Press Articles

Earmarking: Pork can bring home the bacon

Publication: El Paso Times


June 8, 2008

Earmarking, the process lawmakers use to add funding for "pet projects" to legislation, draws both fervent praise and severe condemnation.

The truth is probably somewhere in the middle.

A recent project by the Associated Press, Associated Press Managing Editors association and more than two dozen newspapers, in partnership with the Sunlight Foundation and Taxpayers for Common Sense, examined earmarking, which is more politely known as "targeted spending projects." The series is in today's El Paso Times, Section A.

The process is amazingly simple: Lawmakers slip "pork" into other legislation having nothing to do with the projects and get them funded when the legislation is passed.

How simple is it? The AP project reports that more than 11,000 "earmarks," with a price tag of nearly $15 billion in all, were slipped into legislation telling the government where to spend taxpayers' money this year.

A key sentence in one AP story was this: "It's a pay-to-play sandbox where waste and abuse often obscure the good that earmarks can do."

What many people hear about are the abuses of earmarking, such as funding bridges to nowhere or earmarking with the goal of getting campaign contributions.

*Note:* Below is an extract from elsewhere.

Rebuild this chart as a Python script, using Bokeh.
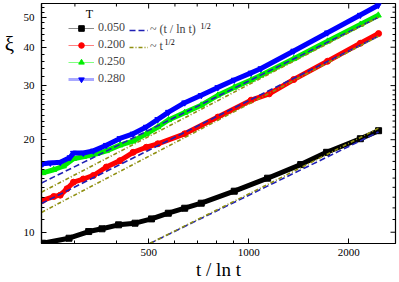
import math
from bokeh.plotting import figure
from bokeh.layouts import row
from bokeh.models import (FixedTicker, Legend, LegendItem, Label, Range1d,
                          BasicTickFormatter)
from bokeh.embed import file_html
from bokeh.resources import INLINE

SERIF = "Liberation Serif"

# ---- data (x = t / ln t, y = xi) ----
temps = ["0.050", "0.200", "0.250", "0.280"]

x_T050 = [240, 288, 330, 362, 406, 455, 510, 573, 642, 720, 905, 1140, 1434, 1716, 2168, 2460]
y_T050 = [9.21, 9.56, 10.05, 10.26, 10.57, 10.7, 11.05, 11.53, 11.97, 12.43, 13.6, 14.99, 16.6, 18.2, 20.15, 21.4]

x_T200 = [240, 259, 271, 284, 297, 318, 341, 373, 410, 449, 492, 533, 642, 808, 1017, 1153, 1367, 1727, 2168, 2460]
y_T200 = [12.7, 13.07, 13.2, 13.85, 14.55, 14.9, 15.3, 16.3, 17.1, 18.2, 18.9, 19.4, 20.9, 23.7, 26.9, 28.2, 31.4, 36.0, 41.2, 44.3]

x_T250 = [240, 259, 277, 297, 318, 349, 373, 410, 449, 492, 533, 574, 642, 720, 808, 905, 1017, 1089, 1367, 1727, 2168, 2455]
y_T250 = [15.6, 15.97, 16.4, 17.35, 17.6, 18.0, 18.4, 19.2, 19.8, 20.9, 22.0, 23.2, 24.5, 25.9, 27.9, 29.6, 31.3, 32.4, 36.7, 41.8, 47.4, 50.8]

x_T280 = [240, 253, 271, 290, 297, 318, 341, 373, 410, 449, 492, 533, 574, 642, 720, 808, 905, 1017, 1089, 1367, 1727, 2168, 2455]
y_T280 = [16.7, 16.8, 16.9, 17.5, 18.1, 18.1, 18.4, 19.2, 20.2, 20.9, 22.0, 23.3, 24.6, 26.4, 27.9, 29.6, 31.3, 33.0, 34.1, 38.9, 44.6, 50.9, 54.8]

# guide lines: ~ (t/ln t)^(1/2) (dashed) and ~ t^(1/2) (dash-dot)
fit_x = [238, 2455]
dash_hi = [14.46, 50.05]
dot_hi = [13.5, 50.05]
dash_lo = [12.4, 43.4]
dot_lo = [11.6, 43.4]
fit_x_black = [504, 2460]
dash_black = [9.19, 21.2]
dot_x_black = [504, 1140, 2460]
dot_black = [9.19, 14.3, 21.8]

x_ticks = [500, 1000, 2000]
x_minor = [300, 400, 600, 700, 800, 900]
y_ticks = [10, 20, 30, 40, 50]
y_minor = [11, 12, 13, 14, 15, 16, 17, 18, 19, 21, 22, 23, 24, 25, 26, 27, 28, 29,
           32, 34, 36, 38, 42, 44, 46, 48, 52, 54]

X_MIN, X_MAX = 238, 2766
Y_MIN, Y_MAX = 9.19, 55.5

colors = ["#000000", "#ff0000", "#00ee00", "#0000ff"]
light = ["#8c8c8c", "#ff8080", "#80ff80", "#a8a8ff"]
markers = ["square", "circle", "triangle", "inverted_triangle"]
DASH_C = "#1f1fb4"
DOT_C = "#8f8f10"

FRAME_W, FRAME_H = 356, 240

# narrow strip on the left that carries the y-axis symbol
xi_fig = figure(width=20, height=282, x_range=Range1d(0, 1), y_range=Range1d(0, 1),
                x_axis_location=None, y_axis_location=None,
                min_border=0, output_backend="svg", toolbar_location=None)
xi_fig.grid.visible = False
xi_fig.outline_line_color = None
xi_fig.add_layout(Label(x=9, y=200, x_units="screen", y_units="screen", text="ξ",
                        text_font=SERIF, text_font_size="21px", text_color="black",
                        text_align="center", text_baseline="middle"))

p = figure(x_axis_type="log", y_axis_type="log",
           x_range=Range1d(X_MIN, X_MAX), y_range=Range1d(Y_MIN, Y_MAX),
           width=379, height=282,
           min_border_left=19, min_border_right=4, min_border_top=3, min_border_bottom=39,
           output_backend="svg", toolbar_location=None)
p.grid.visible = False
p.outline_line_color = "black"
p.outline_line_width = 1.2
p.background_fill_color = "white"
p.border_fill_color = "white"

for ax in (p.xaxis[0], p.yaxis[0]):
    ax.major_tick_in = 5
    ax.major_tick_out = 0
    ax.minor_tick_in = 3
    ax.minor_tick_out = 0
    ax.axis_line_color = "black"
    ax.axis_line_width = 1.2
    ax.major_tick_line_color = "black"
    ax.minor_tick_line_color = "black"
    ax.formatter = BasicTickFormatter()
    ax.major_label_text_font = SERIF
    ax.major_label_text_font_size = "11px"
    ax.major_label_text_color = "black"

p.xaxis.major_label_standoff = 5
p.yaxis.major_label_standoff = 7
p.xaxis.ticker = FixedTicker(ticks=x_ticks, minor_ticks=x_minor)
p.yaxis.ticker = FixedTicker(ticks=y_ticks, minor_ticks=y_minor)
p.xaxis.axis_label = "t / ln t"
p.xaxis.axis_label_text_font = SERIF
p.xaxis.axis_label_text_font_size = "19px"
p.xaxis.axis_label_text_font_style = "normal"
p.xaxis.axis_label_text_color = "black"
p.xaxis.axis_label_standoff = 0

# mirror tick marks on the top and right frame edges
ppd_x = FRAME_W / math.log10(X_MAX / X_MIN)
ppd_y = FRAME_H / math.log10(Y_MAX / Y_MIN)
top_x = x_ticks + x_minor
top_len = [5] * len(x_ticks) + [3] * len(x_minor)
p.segment(x0=top_x, x1=top_x, y0=[Y_MAX] * len(top_x),
          y1=[Y_MAX / 10 ** (L / ppd_y) for L in top_len], line_color="black", line_width=1)
right_y = y_ticks + y_minor
right_len = [5] * len(y_ticks) + [3] * len(y_minor)
p.segment(x0=[X_MAX] * len(right_y), x1=[X_MAX / 10 ** (L / ppd_x) for L in right_len],
          y0=right_y, y1=right_y, line_color="black", line_width=1)

# ---- data series ----
series = [(x_T050, y_T050), (x_T200, y_T200), (x_T250, y_T250), (x_T280, y_T280)]
items1 = []
for (xs, ys), t, c, lc, m in zip(series, temps, colors, light, markers):
    lw = 3 if t == "0.280" else 1
    r_thin = p.line(xs, ys, line_color=lc, line_width=lw)      # legend style, hidden below
    p.line(xs, ys, line_color=c, line_width=5)
    r_mark = p.scatter(xs, ys, marker=m, size=6, color=c)
    items1.append(LegendItem(label=t, renderers=[r_thin, r_mark]))

# ---- guide lines ----
r_dash = p.line(fit_x, dash_hi, line_color=DASH_C, line_dash="6 3", line_width=1.6)
p.line(fit_x, dash_lo, line_color=DASH_C, line_dash="6 3", line_width=1.6)
p.line(fit_x_black, dash_black, line_color=DASH_C, line_dash="6 3", line_width=1.6)
r_dot = p.line(fit_x, dot_hi, line_color=DOT_C, line_dash="4 2 1 2", line_width=1.6)
p.line(fit_x, dot_lo, line_color=DOT_C, line_dash="4 2 1 2", line_width=1.6)
p.line(dot_x_black, dot_black, line_color=DOT_C, line_dash="4 2 1 2", line_width=1.6)

# ---- legends ----
leg1 = Legend(items=items1, location=(27, 157), glyph_width=26, glyph_height=14,
              label_height=14, label_standoff=4, spacing=2, padding=0, margin=0,
              border_line_alpha=0, background_fill_alpha=0,
              label_text_font=SERIF, label_text_font_size="12px")
leg2 = Legend(items=[LegendItem(label="~ (t / ln t)", renderers=[r_dash]),
                     LegendItem(label="~ t", renderers=[r_dot])],
              location=(88, 189), glyph_width=19, glyph_height=14,
              label_height=14, label_standoff=2, spacing=2, padding=0, margin=0,
              border_line_alpha=0, background_fill_alpha=0,
              label_text_font=SERIF, label_text_font_size="12px")
p.add_layout(leg1, "center")
p.add_layout(leg2, "center")

txt = dict(x_units="screen", y_units="screen", text_font=SERIF, text_color="black")
p.add_layout(Label(x=48, y=230, text="T", text_font_size="12px",
                   text_align="center", text_baseline="middle", **txt))
p.add_layout(Label(x=159, y=217, text="1/2", text_font_size="8px",
                   text_align="left", text_baseline="middle", **txt))
p.add_layout(Label(x=123, y=201, text="1/2", text_font_size="8px",
                   text_align="left", text_baseline="middle", **txt))

layout = row(xi_fig, p)
open("out.html", "w").write(file_html(layout, INLINE))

But earmarking can also be a positive thing. El Paso has benefited from earmarking by U.S. Rep. Silvestre Reyes, D-El Paso. According to figures released by his office, here are a few examples for 2008:

# $3 million for defense systems research work at the University of Texas at
El Paso Center for Defense Systems Research.

# $536,000 for Texas Tech University Health Sciences Center El Paso/Lubbock for facilities and equipment needed to support influenza research.

# $1 million for the planning and design of a parking garage at William Beaumont Army Medical Center.

As with so many matters concerning the government, it all comes down to transparency. Reforms on both the House and Senate sides in 2007 added some rules, such as the House requiring any bill containing earmarks have an accompanying list of the earmarks and who requested it. One of the Senate rules prohibits senators from advocating for an earmark in which they might be financially involved.

Because earmarking involves taxpayer money, transparency is vital. Taxpayers have a right to know how their money is being used, who's using it and for what purpose.